Welcome.
I set out to write a book two years ago because I was frustrated with “small space” books and magazine articles. It seemed that half the time the small spaces were tiny houses that didn’t give me much help with my real-size, but small-ish home and the other half of the time the “small spaces” were people’s weekend homes or pied à terres. As a magazine editor, I also knew how much manipulation went into making those homes look picture perfect. I wanted to see what real people’s real homes looked like (albeit on their best day), and that was how I ended up writing and producing Living Small.

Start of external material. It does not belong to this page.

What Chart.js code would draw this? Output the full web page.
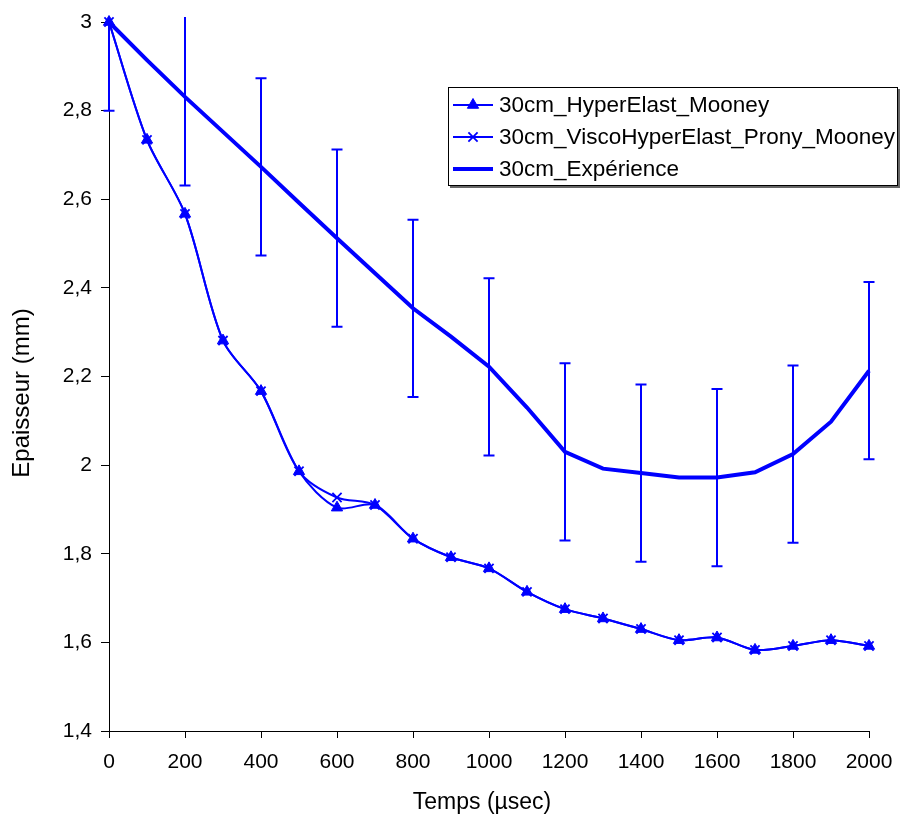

Now, there’s something else that I find disheartening: Portrayals of sustainable living. An eco-friendly life and home are treated by the media as either something that can only be achieved by millionaires who hire architects and engineers to build them a passive house or hippies who live off the grid on a rural homestead. Or worse, the only sustainable living content you’ll find is just a greenwashed shopping guide. I want to see what a low-impact life in 2022 looks like for the everyday family or individual. I want to know more about the little habit shifts that might add up to a big impact if we all embraced them. I want to explore how we got into this mess of consumption in the first place.
I’ve always been a bit of a treehugger, and I’ve spent my career writing about homes. I’d like to explore the intersection between the two here (and possibly another book) because a lot of the things I’d like to write about don’t fit neatly into the architecture of the sites and magazines I write for. You’ll find those musings here.